BEGIN RECORD SET

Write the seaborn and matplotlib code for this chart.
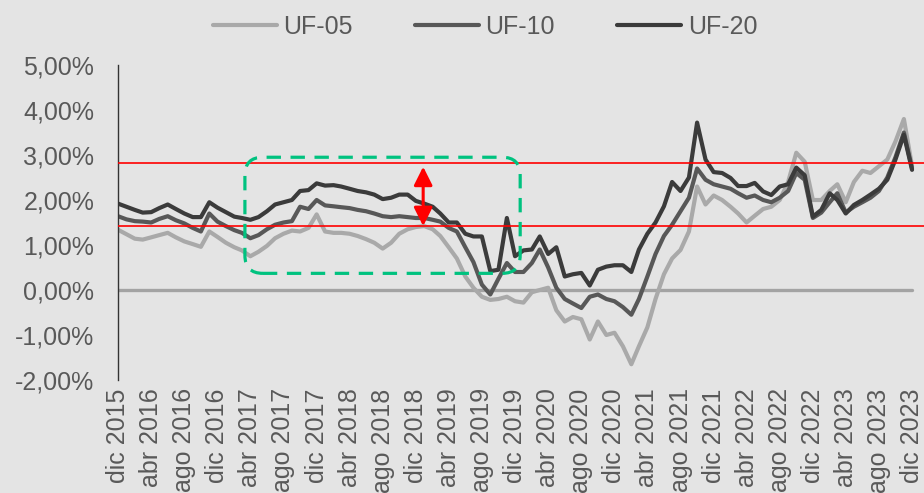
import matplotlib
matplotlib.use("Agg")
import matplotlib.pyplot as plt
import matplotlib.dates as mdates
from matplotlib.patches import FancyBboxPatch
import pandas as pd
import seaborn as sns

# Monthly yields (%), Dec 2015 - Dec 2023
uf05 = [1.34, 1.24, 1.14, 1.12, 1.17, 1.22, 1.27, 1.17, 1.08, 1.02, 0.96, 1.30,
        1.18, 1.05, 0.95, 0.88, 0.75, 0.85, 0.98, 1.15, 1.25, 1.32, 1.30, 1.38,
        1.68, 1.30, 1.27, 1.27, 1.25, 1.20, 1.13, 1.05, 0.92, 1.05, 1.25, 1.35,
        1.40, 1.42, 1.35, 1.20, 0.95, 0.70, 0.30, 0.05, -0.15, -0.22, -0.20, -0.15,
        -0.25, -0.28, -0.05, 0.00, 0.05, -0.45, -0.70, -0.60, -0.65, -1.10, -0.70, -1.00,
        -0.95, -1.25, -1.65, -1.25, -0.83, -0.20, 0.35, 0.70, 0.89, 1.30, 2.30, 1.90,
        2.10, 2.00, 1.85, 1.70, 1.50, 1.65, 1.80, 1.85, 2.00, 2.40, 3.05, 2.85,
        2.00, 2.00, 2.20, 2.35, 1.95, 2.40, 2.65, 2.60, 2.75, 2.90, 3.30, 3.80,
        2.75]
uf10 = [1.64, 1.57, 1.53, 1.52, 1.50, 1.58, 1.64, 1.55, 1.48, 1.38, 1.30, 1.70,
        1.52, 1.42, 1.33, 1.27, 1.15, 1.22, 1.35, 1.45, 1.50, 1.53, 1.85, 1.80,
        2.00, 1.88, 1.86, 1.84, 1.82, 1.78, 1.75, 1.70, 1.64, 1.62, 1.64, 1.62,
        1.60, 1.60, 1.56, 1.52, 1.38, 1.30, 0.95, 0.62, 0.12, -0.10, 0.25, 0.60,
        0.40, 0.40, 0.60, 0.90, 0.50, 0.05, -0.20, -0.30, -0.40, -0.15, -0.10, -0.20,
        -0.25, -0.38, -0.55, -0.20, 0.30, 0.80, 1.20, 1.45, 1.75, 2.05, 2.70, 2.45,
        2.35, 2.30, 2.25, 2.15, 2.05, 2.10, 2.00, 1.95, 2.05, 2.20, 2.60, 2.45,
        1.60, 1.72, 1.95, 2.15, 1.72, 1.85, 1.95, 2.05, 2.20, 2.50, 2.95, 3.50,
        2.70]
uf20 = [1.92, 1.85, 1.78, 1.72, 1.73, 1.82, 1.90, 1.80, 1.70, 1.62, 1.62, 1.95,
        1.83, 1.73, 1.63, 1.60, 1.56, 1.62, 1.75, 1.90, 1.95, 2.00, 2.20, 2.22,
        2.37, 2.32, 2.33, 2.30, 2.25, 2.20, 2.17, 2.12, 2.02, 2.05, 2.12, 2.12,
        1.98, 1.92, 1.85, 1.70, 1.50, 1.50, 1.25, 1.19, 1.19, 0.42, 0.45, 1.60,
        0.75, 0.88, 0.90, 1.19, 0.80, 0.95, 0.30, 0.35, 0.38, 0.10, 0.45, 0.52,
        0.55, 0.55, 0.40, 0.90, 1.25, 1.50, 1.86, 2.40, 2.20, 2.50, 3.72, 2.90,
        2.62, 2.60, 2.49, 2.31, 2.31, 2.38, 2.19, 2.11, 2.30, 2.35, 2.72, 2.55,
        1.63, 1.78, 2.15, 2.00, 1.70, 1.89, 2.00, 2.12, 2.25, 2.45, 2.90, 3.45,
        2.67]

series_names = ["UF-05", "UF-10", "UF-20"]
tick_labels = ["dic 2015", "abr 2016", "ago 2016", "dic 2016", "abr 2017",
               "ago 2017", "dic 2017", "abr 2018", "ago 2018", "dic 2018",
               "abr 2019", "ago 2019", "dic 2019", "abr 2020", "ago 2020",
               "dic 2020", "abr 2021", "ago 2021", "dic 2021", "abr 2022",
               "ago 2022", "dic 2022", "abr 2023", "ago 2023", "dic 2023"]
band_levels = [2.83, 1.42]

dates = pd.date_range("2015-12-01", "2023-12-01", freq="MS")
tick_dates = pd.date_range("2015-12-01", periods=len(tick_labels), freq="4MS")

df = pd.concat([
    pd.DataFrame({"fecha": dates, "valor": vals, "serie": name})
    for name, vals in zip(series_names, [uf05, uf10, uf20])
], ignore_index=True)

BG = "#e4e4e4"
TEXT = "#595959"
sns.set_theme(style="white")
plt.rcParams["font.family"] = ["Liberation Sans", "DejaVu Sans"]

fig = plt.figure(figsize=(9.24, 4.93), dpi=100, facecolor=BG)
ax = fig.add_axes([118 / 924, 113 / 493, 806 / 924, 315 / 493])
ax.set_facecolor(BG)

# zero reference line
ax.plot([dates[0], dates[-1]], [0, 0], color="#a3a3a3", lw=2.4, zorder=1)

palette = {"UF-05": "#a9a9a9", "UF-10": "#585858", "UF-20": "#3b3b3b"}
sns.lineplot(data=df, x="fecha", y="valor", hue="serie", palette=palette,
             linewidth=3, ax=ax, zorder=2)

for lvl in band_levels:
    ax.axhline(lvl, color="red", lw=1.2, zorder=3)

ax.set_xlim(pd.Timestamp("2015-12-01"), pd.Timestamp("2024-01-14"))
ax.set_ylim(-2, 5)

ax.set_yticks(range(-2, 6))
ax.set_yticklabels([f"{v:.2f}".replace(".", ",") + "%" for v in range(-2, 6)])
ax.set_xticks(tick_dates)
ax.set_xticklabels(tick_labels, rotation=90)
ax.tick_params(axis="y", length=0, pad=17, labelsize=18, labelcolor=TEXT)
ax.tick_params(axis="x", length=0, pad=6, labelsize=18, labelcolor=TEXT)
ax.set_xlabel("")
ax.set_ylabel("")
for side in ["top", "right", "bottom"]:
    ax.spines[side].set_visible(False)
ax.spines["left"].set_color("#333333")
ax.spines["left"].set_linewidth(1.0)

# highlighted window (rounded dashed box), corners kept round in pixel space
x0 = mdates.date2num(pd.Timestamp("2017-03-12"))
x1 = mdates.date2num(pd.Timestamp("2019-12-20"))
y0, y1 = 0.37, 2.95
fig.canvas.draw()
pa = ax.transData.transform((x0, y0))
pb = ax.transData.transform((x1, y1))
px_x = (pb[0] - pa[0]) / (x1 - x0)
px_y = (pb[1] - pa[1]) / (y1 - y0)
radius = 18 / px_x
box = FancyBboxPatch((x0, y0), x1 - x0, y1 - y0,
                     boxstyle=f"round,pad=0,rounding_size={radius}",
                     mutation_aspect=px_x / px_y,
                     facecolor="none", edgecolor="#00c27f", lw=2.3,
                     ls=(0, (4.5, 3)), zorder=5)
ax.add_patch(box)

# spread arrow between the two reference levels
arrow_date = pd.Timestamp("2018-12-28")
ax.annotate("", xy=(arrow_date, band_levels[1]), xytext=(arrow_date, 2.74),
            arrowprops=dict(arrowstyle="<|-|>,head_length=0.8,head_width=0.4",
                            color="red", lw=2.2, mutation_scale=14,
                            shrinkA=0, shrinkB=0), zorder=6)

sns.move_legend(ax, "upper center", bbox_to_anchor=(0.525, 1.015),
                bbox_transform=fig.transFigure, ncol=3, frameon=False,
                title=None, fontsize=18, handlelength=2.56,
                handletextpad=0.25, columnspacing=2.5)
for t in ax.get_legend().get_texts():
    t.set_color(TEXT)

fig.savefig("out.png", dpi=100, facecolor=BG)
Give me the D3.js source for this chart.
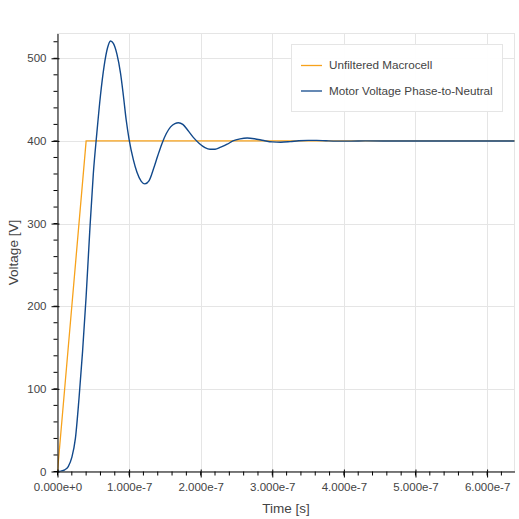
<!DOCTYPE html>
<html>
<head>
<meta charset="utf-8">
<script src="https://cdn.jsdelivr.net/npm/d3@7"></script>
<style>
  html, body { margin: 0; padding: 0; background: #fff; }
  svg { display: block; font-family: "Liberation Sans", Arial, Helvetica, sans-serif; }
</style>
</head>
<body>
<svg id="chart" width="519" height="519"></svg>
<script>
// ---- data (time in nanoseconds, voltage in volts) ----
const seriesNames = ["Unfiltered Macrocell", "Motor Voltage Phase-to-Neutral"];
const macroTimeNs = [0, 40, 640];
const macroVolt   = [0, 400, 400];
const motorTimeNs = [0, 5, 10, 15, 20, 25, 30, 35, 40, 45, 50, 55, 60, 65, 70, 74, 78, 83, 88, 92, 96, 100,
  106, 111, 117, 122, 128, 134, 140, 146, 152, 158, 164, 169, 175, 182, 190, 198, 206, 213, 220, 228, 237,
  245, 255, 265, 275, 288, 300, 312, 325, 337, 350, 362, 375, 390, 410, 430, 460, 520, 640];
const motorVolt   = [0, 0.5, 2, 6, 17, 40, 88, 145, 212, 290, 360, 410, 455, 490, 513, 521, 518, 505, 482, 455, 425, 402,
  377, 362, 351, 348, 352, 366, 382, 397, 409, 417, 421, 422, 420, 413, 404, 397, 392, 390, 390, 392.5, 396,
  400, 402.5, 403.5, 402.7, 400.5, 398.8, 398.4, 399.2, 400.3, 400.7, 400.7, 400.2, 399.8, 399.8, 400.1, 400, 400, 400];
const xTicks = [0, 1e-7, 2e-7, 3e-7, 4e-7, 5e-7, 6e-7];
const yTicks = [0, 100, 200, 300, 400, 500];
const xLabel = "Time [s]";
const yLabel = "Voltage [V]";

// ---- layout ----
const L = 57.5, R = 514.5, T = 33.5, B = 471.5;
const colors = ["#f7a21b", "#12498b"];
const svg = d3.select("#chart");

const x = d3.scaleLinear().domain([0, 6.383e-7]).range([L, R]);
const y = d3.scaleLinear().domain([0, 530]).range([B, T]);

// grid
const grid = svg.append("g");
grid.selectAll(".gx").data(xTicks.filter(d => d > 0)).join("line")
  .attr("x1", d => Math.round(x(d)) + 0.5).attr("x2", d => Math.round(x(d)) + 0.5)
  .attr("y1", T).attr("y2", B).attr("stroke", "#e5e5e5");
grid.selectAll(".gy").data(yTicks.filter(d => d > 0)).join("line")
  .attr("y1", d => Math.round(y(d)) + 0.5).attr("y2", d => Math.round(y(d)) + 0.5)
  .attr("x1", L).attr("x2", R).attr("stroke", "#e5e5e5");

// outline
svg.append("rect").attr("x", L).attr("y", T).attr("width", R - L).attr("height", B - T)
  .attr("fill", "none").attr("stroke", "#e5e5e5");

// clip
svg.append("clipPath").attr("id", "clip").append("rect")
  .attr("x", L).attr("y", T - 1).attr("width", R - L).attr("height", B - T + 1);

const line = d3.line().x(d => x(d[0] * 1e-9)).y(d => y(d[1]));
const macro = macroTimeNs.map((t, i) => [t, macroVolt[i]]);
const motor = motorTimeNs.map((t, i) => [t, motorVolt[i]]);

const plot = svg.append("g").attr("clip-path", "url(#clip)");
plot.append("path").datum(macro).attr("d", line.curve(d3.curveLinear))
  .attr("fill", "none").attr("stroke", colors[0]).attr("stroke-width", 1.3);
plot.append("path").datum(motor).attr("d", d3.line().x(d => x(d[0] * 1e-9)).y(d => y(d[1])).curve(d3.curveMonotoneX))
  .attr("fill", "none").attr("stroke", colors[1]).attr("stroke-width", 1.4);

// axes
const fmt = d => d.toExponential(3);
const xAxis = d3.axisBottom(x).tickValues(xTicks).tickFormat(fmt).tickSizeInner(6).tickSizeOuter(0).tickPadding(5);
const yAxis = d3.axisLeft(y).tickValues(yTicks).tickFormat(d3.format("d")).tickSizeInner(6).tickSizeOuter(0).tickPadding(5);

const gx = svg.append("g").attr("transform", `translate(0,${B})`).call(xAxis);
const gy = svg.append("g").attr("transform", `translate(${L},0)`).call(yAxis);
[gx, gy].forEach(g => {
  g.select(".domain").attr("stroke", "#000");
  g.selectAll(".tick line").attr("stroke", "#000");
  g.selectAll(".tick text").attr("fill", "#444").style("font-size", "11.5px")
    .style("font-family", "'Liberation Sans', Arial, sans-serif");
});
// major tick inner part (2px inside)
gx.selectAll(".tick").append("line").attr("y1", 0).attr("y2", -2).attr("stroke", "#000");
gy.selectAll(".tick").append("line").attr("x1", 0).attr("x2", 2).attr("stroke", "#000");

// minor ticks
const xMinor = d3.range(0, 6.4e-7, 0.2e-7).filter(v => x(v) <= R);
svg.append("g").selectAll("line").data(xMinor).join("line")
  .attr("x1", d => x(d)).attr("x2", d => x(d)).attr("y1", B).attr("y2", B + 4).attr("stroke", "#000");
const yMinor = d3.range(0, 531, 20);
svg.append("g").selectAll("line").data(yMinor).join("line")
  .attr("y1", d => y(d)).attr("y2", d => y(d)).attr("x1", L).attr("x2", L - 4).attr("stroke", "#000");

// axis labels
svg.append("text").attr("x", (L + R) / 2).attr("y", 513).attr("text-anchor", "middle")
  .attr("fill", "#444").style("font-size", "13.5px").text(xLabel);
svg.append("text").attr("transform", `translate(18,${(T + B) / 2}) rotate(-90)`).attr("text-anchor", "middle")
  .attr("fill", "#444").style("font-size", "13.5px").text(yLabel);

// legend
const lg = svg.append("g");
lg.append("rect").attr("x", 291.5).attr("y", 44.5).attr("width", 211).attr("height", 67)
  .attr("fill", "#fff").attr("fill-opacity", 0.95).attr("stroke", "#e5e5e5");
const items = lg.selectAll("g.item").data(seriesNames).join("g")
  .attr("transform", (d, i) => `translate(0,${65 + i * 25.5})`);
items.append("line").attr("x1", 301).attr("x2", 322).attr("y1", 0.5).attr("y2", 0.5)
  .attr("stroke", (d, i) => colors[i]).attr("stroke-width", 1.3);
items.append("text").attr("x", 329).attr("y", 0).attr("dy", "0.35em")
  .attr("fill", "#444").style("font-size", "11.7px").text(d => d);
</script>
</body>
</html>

END RECORD SET

- **DESCRIPTION OF THE TASK**
Repeat exactly and only the lines from the start of the data above through the line that holds "import seaborn as sns", inclusive. Pictures do not belong in the copy.

- **SOLUTION**
Write the seaborn and matplotlib code for this chart.
import matplotlib
matplotlib.use("Agg")
import matplotlib.pyplot as plt
import matplotlib.dates as mdates
from matplotlib.patches import FancyBboxPatch
import pandas as pd
import seaborn as sns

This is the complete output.